Podia ser um enredo de um livro de John le Carré sobre espionagem nos tempos da Guerra Fria entre os Estados Unidos e a URSS, mas desta vez a história aconteceu nas ruas de Zurique e saltou para os holofotes da imprensa internacional, arrastando o banco Credit Suisse numa crise reputacional.
Seis anos depois de ser recrutado pelo Credit Suisse para o departamento de wealth management, o paquistanês Iqbal Khan deixou o banco para rumar ao rival UBS. Em 2015, o CEO do Credit Suisse, o costa-marfinense Tidjane Thiem, em linha com a sua estratégia em apostar neste segmento, promoveu-o para liderar o departamento, com o objetivo de o expandir globalmente, e elogiou Iqbal Khan pelos resultados alcançados.
A relação entre os dois era próxima até que se deteriorou por causa de umas árvores adjacentes entre as casas de Tidjane Thiem e Iqbal Khan.
Recém-vizinho do CEO do Credit Suisse num bairro exclusivo na zona de Herrliberg, perto do lago de Zurique, Iqbal Khan fez obras em sua casa, adjacente à propriedade de Tidjane Thiem, durante dois anos. A certo ponto, o CEO do Credit Suisse queixou-se ao chairman do banco, Urs Rohner .
Mas o caso subiu de tensão numa festa em casa do CEO do Credit Suisse. Iqbal Khan entrou numa acesa discussão com a namorada de Tidjane Thiem sobre umas árvores e terminou com o líder da divisão de wealth management a ser escoltado até à porta de saída pelo CEO do banco.
O episódio veio agravar a relação entre os dois numa altura em que a frustração de Iqbal Khan, que até era reconhecido por Tidjane Thiem como uma “estrela”, já o corroía porque queria mais certezas de subir até à liderança do banco.
Em julho deste ano, Iqbal Khan demitiu-se mas já tinha destino – o UBS, rival do Credit Suisse, onde inicia funções esta terça-feira.
O jogo de espiões que envolve pancadaria mas há quem diga que não passa de uma telenovela
Em agosto o UBS anunciou a contratação da antiga “estrela” do Credit Suisse para co-lideradar a divisão de wealth management.
Pouco tempo depois, começaram a surgir rumores que Iqbal Khan poderia estar a recrutar antigos colegas do Credit Suisse para o seguirem no UBS.
Para apurar a verdade, o Credit Suisse contratou a Investigo, uma empresa privada para espiar Iqbal Khan, tendo por missão segui-lo e tirar fotografias às pessoas com quem se ia encontrando.
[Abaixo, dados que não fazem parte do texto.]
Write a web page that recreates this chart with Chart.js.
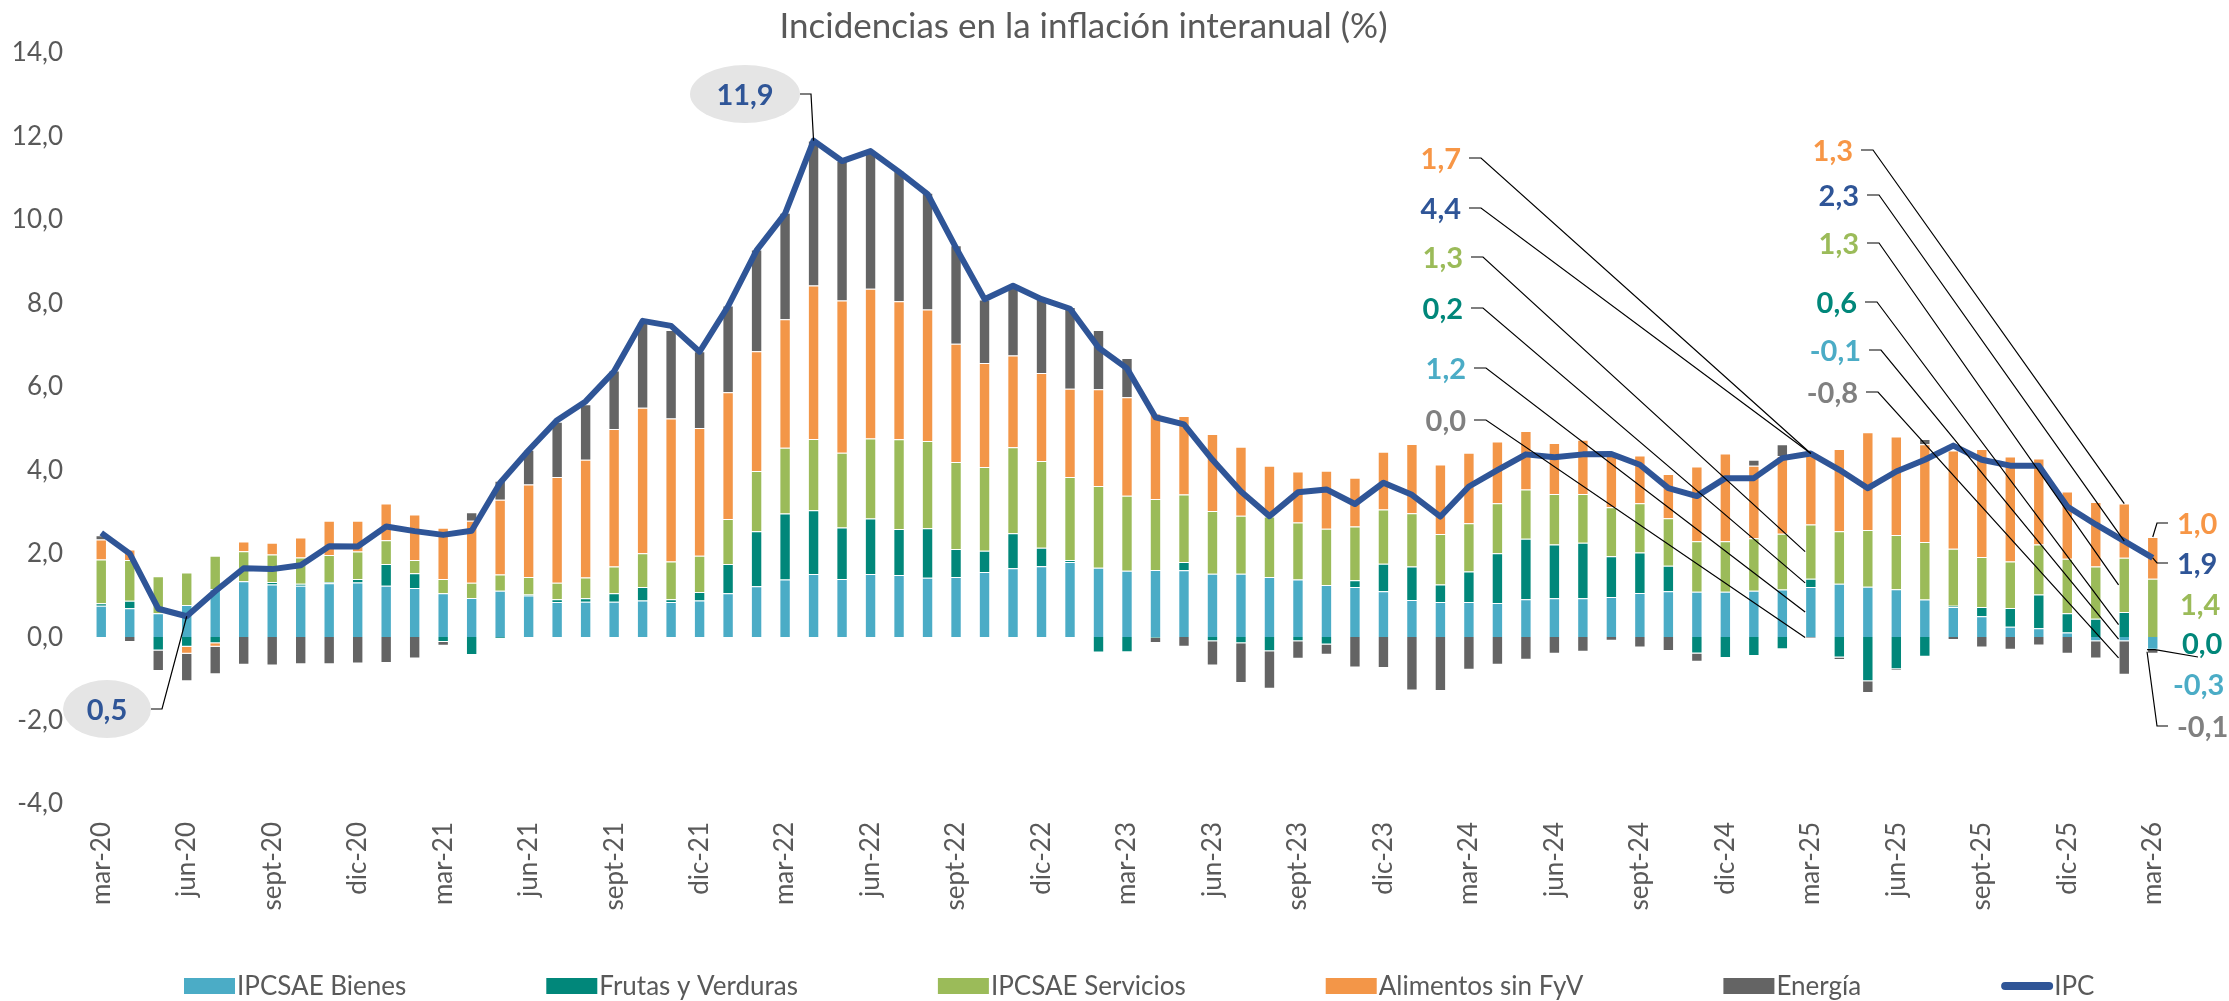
<!DOCTYPE html>
<html>
<head>
<meta charset="utf-8">
<script src="https://cdn.jsdelivr.net/npm/chart.js@4.4.1/dist/chart.umd.min.js"></script>
<style>
  html, body { margin: 0; padding: 0; background: #fff; }
</style>
</head>
<body>
<canvas id="chart" width="2229" height="1001"></canvas>
<script>
const meses = [
  'mar-20', 'abr-20', 'may-20', 'jun-20', 'jul-20', 'ago-20', 'sept-20', 'oct-20', 'nov-20', 'dic-20',
  'ene-21', 'feb-21', 'mar-21', 'abr-21', 'may-21', 'jun-21', 'jul-21', 'ago-21', 'sept-21', 'oct-21', 'nov-21', 'dic-21',
  'ene-22', 'feb-22', 'mar-22', 'abr-22', 'may-22', 'jun-22', 'jul-22', 'ago-22', 'sept-22', 'oct-22', 'nov-22', 'dic-22',
  'ene-23', 'feb-23', 'mar-23', 'abr-23', 'may-23', 'jun-23', 'jul-23', 'ago-23', 'sept-23', 'oct-23', 'nov-23', 'dic-23',
  'ene-24', 'feb-24', 'mar-24', 'abr-24', 'may-24', 'jun-24', 'jul-24', 'ago-24', 'sept-24', 'oct-24', 'nov-24', 'dic-24',
  'ene-25', 'feb-25', 'mar-25', 'abr-25', 'may-25', 'jun-25', 'jul-25', 'ago-25', 'sept-25', 'oct-25', 'nov-25', 'dic-25',
  'ene-26', 'feb-26', 'mar-26'
]
const bienes = [
  0.75, 0.69, 0.57, 0.77, 1.15, 1.34, 1.26, 1.23, 1.29, 1.31,
  1.23, 1.18, 1.05, 0.94, 1.11, 1.00, 0.84, 0.85, 0.85, 0.88, 0.84, 0.88,
  1.05, 1.22, 1.38, 1.51, 1.39, 1.51, 1.49, 1.42, 1.44, 1.56, 1.65, 1.70,
  1.80, 1.66, 1.59, 1.61, 1.60, 1.52, 1.52, 1.44, 1.38, 1.25, 1.20, 1.10,
  0.89, 0.84, 0.84, 0.82, 0.91, 0.93, 0.93, 0.96, 1.06, 1.10, 1.09, 1.09,
  1.11, 1.14, 1.2, 1.28, 1.21, 1.15, 0.90, 0.72, 0.50, 0.25, 0.21, 0.11,
  -0.10, -0.1, -0.3
]
const frutasVerduras = [
  0.06, 0.18, -0.32, -0.23, -0.15, 0.00, 0.06, 0.05, 0.03, 0.08,
  0.52, 0.35, -0.12, -0.43, -0.03, 0.02, 0.07, 0.08, 0.20, 0.32, 0.07, 0.20,
  0.70, 1.32, 1.58, 1.53, 1.24, 1.33, 1.10, 1.19, 0.67, 0.51, 0.84, 0.44,
  0.05, -0.37, -0.36, -0.02, 0.20, -0.10, -0.15, -0.34, -0.10, -0.18, 0.16, 0.66,
  0.80, 0.42, 0.73, 1.19, 1.45, 1.29, 1.33, 0.98, 0.97, 0.61, -0.39, -0.50,
  -0.45, -0.29, 0.2, -0.49, -1.06, -0.77, -0.47, 0.03, 0.22, 0.45, 0.81, 0.46,
  0.44, 0.6, 0.0
]
const servicios = [
  1.05, 0.98, 0.89, 0.78, 0.80, 0.72, 0.66, 0.63, 0.65, 0.66,
  0.57, 0.32, 0.34, 0.36, 0.39, 0.42, 0.39, 0.50, 0.64, 0.81, 0.90, 0.87,
  1.08, 1.44, 1.58, 1.71, 1.79, 1.92, 2.15, 2.09, 2.09, 2.01, 2.06, 2.08,
  1.99, 1.96, 1.80, 1.70, 1.62, 1.50, 1.39, 1.45, 1.37, 1.35, 1.29, 1.30,
  1.28, 1.21, 1.16, 1.20, 1.18, 1.21, 1.17, 1.17, 1.18, 1.14, 1.21, 1.21,
  1.26, 1.34, 1.3, 1.26, 1.36, 1.30, 1.38, 1.37, 1.20, 1.11, 1.20, 1.31,
  1.25, 1.3, 1.4
]
const alimentos = [
  0.48, 0.25, 0.00, -0.17, -0.08, 0.23, 0.28, 0.48, 0.82, 0.74,
  0.88, 1.09, 1.23, 1.49, 1.79, 2.22, 2.54, 2.82, 3.30, 3.49, 3.43, 3.06,
  3.04, 2.87, 3.08, 3.68, 3.65, 3.59, 3.31, 3.15, 2.83, 2.49, 2.20, 2.11,
  2.11, 2.32, 2.36, 2.05, 1.88, 1.85, 1.65, 1.22, 1.22, 1.39, 1.17, 1.38,
  1.66, 1.67, 1.69, 1.48, 1.40, 1.22, 1.30, 1.32, 1.14, 1.06, 1.79, 2.10,
  1.74, 1.86, 1.7, 1.97, 2.34, 2.36, 2.34, 2.35, 2.59, 2.52, 2.06, 1.61,
  1.55, 1.3, 1.0
]
const energia = [
  0.10, -0.12, -0.49, -0.66, -0.66, -0.66, -0.68, -0.65, -0.65, -0.63,
  -0.62, -0.51, -0.09, 0.20, 0.46, 0.83, 1.32, 1.33, 1.40, 2.06, 2.12, 1.84,
  2.08, 2.44, 2.55, 3.47, 3.35, 3.26, 3.13, 2.80, 2.36, 1.52, 1.64, 1.78,
  1.96, 1.42, 0.94, -0.12, -0.23, -0.58, -0.95, -0.90, -0.42, -0.24, -0.73, -0.74,
  -1.28, -1.29, -0.78, -0.66, -0.54, -0.40, -0.35, -0.09, -0.25, -0.33, -0.20, 0.00,
  0.14, 0.28, -0.02, -0.06, -0.28, -0.04, 0.13, -0.07, -0.25, -0.30, -0.20, -0.40,
  -0.41, -0.8, -0.1
]
const ipc = [
  2.50, 2.00, 0.68, 0.5, 1.10, 1.65, 1.63, 1.72, 2.18, 2.17,
  2.65, 2.54, 2.45, 2.55, 3.70, 4.48, 5.20, 5.65, 6.37, 7.58, 7.46, 6.84,
  7.93, 9.27, 10.15, 11.9, 11.41, 11.65, 11.15, 10.62, 9.33, 8.10, 8.42, 8.10,
  7.87, 6.94, 6.44, 5.27, 5.10, 4.25, 3.49, 2.90, 3.47, 3.54, 3.19, 3.70,
  3.41, 2.89, 3.61, 4.00, 4.38, 4.31, 4.38, 4.39, 4.13, 3.57, 3.38, 3.81,
  3.81, 4.29, 4.4, 4.01, 3.57, 3.97, 4.25, 4.59, 4.25, 4.11, 4.11, 3.13,
  2.70, 2.3, 1.9
]

const colores = {
  bienes: '#4BACC6',
  fyv: '#01877A',
  servicios: '#9BBB59',
  alimentos: '#F39648',
  energia: '#646464',
  ipc: '#2F5597'
}
// colores de las etiquetas de datos
const texto = {
  bienes: '#4BACC6',
  fyv: '#01877A',
  servicios: '#9BBB59',
  alimentos: '#F79646',
  energia: '#808080',
  ipc: '#2F5597'
}

const fuente = 'Lato, "Liberation Sans", sans-serif'
const gris = '#595959'
const fmt = v => (Math.round(v * 10) / 10).toFixed(1).replace('.', ',')

const barras = (label, data, color) => ({
  type: 'bar',
  label: label,
  data: data,
  backgroundColor: color,
  borderColor: 'rgba(255,255,255,0.45)',
  borderWidth: 1,
  barPercentage: 0.4,
  categoryPercentage: 1,
  order: 1
})

// etiquetas con línea guía: ds = índice del dataset, i = mes
// tipo 'der' = texto a la izquierda y guía hacia la derecha, 'izq' = al revés
const etiquetas = [
  { ds: 3, i: 60, x: 1461, y: 158, tipo: 'der', fin: 'arriba', color: texto.alimentos },
  { ds: 5, i: 60, x: 1461, y: 208, tipo: 'der', fin: 'punto', color: texto.ipc },
  { ds: 2, i: 60, x: 1463, y: 257, tipo: 'der', fin: 'medio', color: texto.servicios },
  { ds: 1, i: 60, x: 1463, y: 308, tipo: 'der', fin: 'medio', color: texto.fyv },
  { ds: 0, i: 60, x: 1466, y: 368, tipo: 'der', fin: 'medio', color: texto.bienes },
  { ds: 4, i: 60, x: 1466, y: 420, tipo: 'der', fin: 'medio', color: texto.energia },
  { ds: 3, i: 71, x: 1853, y: 150, tipo: 'der', fin: 'arriba', color: texto.alimentos },
  { ds: 5, i: 71, x: 1859, y: 195, tipo: 'der', fin: 'punto', color: texto.ipc },
  { ds: 2, i: 71, x: 1859, y: 243, tipo: 'der', fin: 'medio', color: texto.servicios },
  { ds: 1, i: 71, x: 1857, y: 302, tipo: 'der', fin: 'medio', color: texto.fyv },
  { ds: 0, i: 71, x: 1861, y: 350, tipo: 'der', fin: 'medio', color: texto.bienes },
  { ds: 4, i: 71, x: 1858, y: 392, tipo: 'der', fin: 'medio', color: texto.energia },
  { ds: 3, i: 72, x: 2177, y: 523, tipo: 'izq', fin: 'arriba', color: texto.alimentos },
  { ds: 5, i: 72, x: 2177, y: 563, tipo: 'izq', fin: 'punto', color: texto.ipc },
  { ds: 2, i: 72, x: 2180, y: 604, tipo: 'nada', color: texto.servicios },
  { ds: 1, i: 72, x: 2182, y: 643, tipo: 'bajo', fin: 'medio', color: texto.fyv },
  { ds: 0, i: 72, x: 2173, y: 684, tipo: 'nada', color: texto.bienes },
  { ds: 4, i: 72, x: 2177, y: 726, tipo: 'izq', fin: 'medio', color: texto.energia }
]
// globos grises del IPC (mínimo y máximo)
const globos = [
  { i: 3, cx: 107, cy: 709, rx: 44, ry: 29 },
  { i: 25, cx: 745, cy: 94, rx: 55, ry: 29 }
]

const extremo = (chart, e) => {
  const el = chart.getDatasetMeta(e.ds).data[e.i]
  if (e.fin === 'punto') return { x: el.x, y: el.y }
  if (e.fin === 'arriba') return { x: el.x, y: Math.min(el.y, el.base) }
  return { x: el.x - el.width / 2, y: (el.y + el.base) / 2 }
}

const etiquetasPlugin = {
  id: 'etiquetas',
  afterDatasetsDraw(chart) {
    const ctx = chart.ctx
    ctx.save()
    ctx.lineWidth = 1.2
    ctx.strokeStyle = '#000'
    ctx.font = `bold 29px ${fuente}`
    ctx.textBaseline = 'middle'
    etiquetas.forEach(e => {
      const valor = chart.data.datasets[e.ds].data[e.i]
      if (e.tipo !== 'nada') {
        const p = extremo(chart, e)
        ctx.beginPath()
        if (e.tipo === 'der') {
          ctx.moveTo(e.x + 8, e.y)
          ctx.lineTo(e.x + 20, e.y)
        } else if (e.tipo === 'izq') {
          ctx.moveTo(e.x - 9, e.y)
          ctx.lineTo(e.x - 20, e.y)
        } else {
          ctx.moveTo(e.x + 16, e.y + 14)
          ctx.lineTo(p.x + 8, p.y)
        }
        ctx.lineTo(p.x, p.y)
        ctx.stroke()
      }
      ctx.fillStyle = e.color
      ctx.textAlign = e.tipo === 'der' ? 'right' : 'left'
      ctx.fillText(fmt(valor), e.x, e.y + 2)
    })
    globos.forEach(g => {
      const el = chart.getDatasetMeta(5).data[g.i]
      ctx.beginPath()
      ctx.moveTo(g.cx + g.rx, g.cy)
      ctx.lineTo(g.cx + g.rx + 11, g.cy)
      ctx.lineTo(el.x, el.y)
      ctx.stroke()
      ctx.beginPath()
      ctx.ellipse(g.cx, g.cy, g.rx, g.ry, 0, 0, Math.PI * 2)
      ctx.fillStyle = '#E5E5E5'
      ctx.fill()
      ctx.fillStyle = colores.ipc
      ctx.textAlign = 'center'
      ctx.fillText(fmt(chart.data.datasets[5].data[g.i]), g.cx, g.cy + 2)
    })
    ctx.restore()
  }
}

// leyenda inferior con separación fija entre elementos
const leyendaPlugin = {
  id: 'leyenda',
  afterDraw(chart) {
    const ctx = chart.ctx
    const y = 986
    let x = 184
    ctx.save()
    ctx.font = `26px ${fuente}`
    ctx.textBaseline = 'middle'
    ctx.textAlign = 'left'
    chart.data.datasets.forEach(ds => {
      if (ds.type === 'line') {
        ctx.strokeStyle = ds.borderColor
        ctx.lineWidth = 8
        ctx.lineCap = 'round'
        ctx.beginPath()
        ctx.moveTo(x + 4, y)
        ctx.lineTo(x + 48, y)
        ctx.stroke()
      } else {
        ctx.fillStyle = ds.backgroundColor
        ctx.fillRect(x, y - 8, 51, 16)
      }
      ctx.fillStyle = gris
      ctx.fillText(ds.label, x + 53, y + 1)
      x += 53 + ctx.measureText(ds.label).width + 140
    })
    ctx.restore()
  }
}

new Chart(document.getElementById('chart'), {
  type: 'bar',
  data: {
    labels: meses,
    datasets: [
      barras('IPCSAE Bienes', bienes, colores.bienes),
      barras('Frutas y Verduras', frutasVerduras, colores.fyv),
      barras('IPCSAE Servicios', servicios, colores.servicios),
      barras('Alimentos sin FyV', alimentos, colores.alimentos),
      barras('Energía', energia, colores.energia),
      {
        type: 'line',
        label: 'IPC',
        data: ipc,
        stack: 'ipc',
        borderColor: colores.ipc,
        backgroundColor: colores.ipc,
        borderWidth: 6,
        borderJoinStyle: 'round',
        pointRadius: 0,
        tension: 0,
        order: 0
      }
    ]
  },
  options: {
    responsive: false,
    animation: false,
    devicePixelRatio: 1,
    layout: { padding: { left: 0, right: 62, top: 0, bottom: 67 } },
    plugins: {
      legend: { display: false },
      tooltip: { enabled: false },
      title: {
        display: true,
        text: 'Incidencias en la inflación interanual (%)',
        color: gris,
        font: { family: fuente, size: 35, weight: 'normal' },
        padding: { top: 6, bottom: 5 }
      }
    },
    scales: {
      x: {
        stacked: true,
        grid: { display: false },
        border: { display: false },
        ticks: {
          autoSkip: false,
          maxRotation: 90,
          minRotation: 90,
          padding: 10,
          color: gris,
          font: { family: fuente, size: 26 },
          callback: (v, i) => i % 3 === 0 ? meses[i] : ''
        },
        afterFit: s => { s.height = 130 }
      },
      y: {
        stacked: true,
        min: -4,
        max: 14,
        grid: { display: false },
        border: { display: false },
        ticks: {
          stepSize: 2,
          padding: 16,
          color: gris,
          font: { family: fuente, size: 26 },
          callback: v => v.toFixed(1).replace('.', ',')
        },
        afterFit: s => { s.width = 87 }
      }
    }
  },
  plugins: [etiquetasPlugin, leyendaPlugin]
})
</script>
</body>
</html>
Mas no dia 17 de setembro, numa ida às compras com a mulher, apercebeu-se que o seu carro estava a ser seguido. Parou e tirou fotografias ao automóvel que o seguia, havendo relatos de altercações entre o espião e o espiado nas ruas de Zurique.
Iqbal Khan alegou que ele e a mulher foram seguidos por um grupo de três homens, quer a pé, quer de carro. O encontro terá acabado num confronto físico por trás das instalações do Banco Nacional Suíço.
Mas a Investigo apresentou uma versão diferente dos factos. Iqbal Khan estava sozinho quando este episódio se deu e terá sido o ex-Credit Suisse que perseguiu o espião – o “Financial Times” revelou ter visto documentação que comprovava que o Credit Suisse contratou a Investigo para seguir Iqbal Khan “à distância” e apenas durante os dias úteis.
O Credit Suisse lançou uma investigação interna conduzida por uma sociedade de advogados e liderada por John Tiner que tem assento na comissão de auditoria do banco suíço. O relatório final deverá ser apresentado nos próximos dias.
Entretanto, Tidjane Thiem, há quatro anos a liderar o Credit Suisse, está sob pressão não só por causa deste ‘jogo de espiões’, mas também porque as ações do banco têm vindo a cair.
Apesar da polémica, o lugar do costa-marfinense parece não estar em risco. O Conselho de Administração do Credit Suisse considera que Tidjane Thiem tem condições para continuar como CEO do banco e que o banco tinha o direito de descobrir se Iqbal Khan andava a ‘caçar’ empregados do banco para o seguirem para o rival.
Também David Herro, chairman da Harris Associates, o maior acionista do Credit Suisse com 8,1% do capital social, disse, em entrevista ao “Financial Times” que o banco não deveria despedir nenhum executivo por causa deste incidente.
Ao “Wall Street Journal“, David Herro disse que a situação não passa de “uma telenovela e de uma distração”.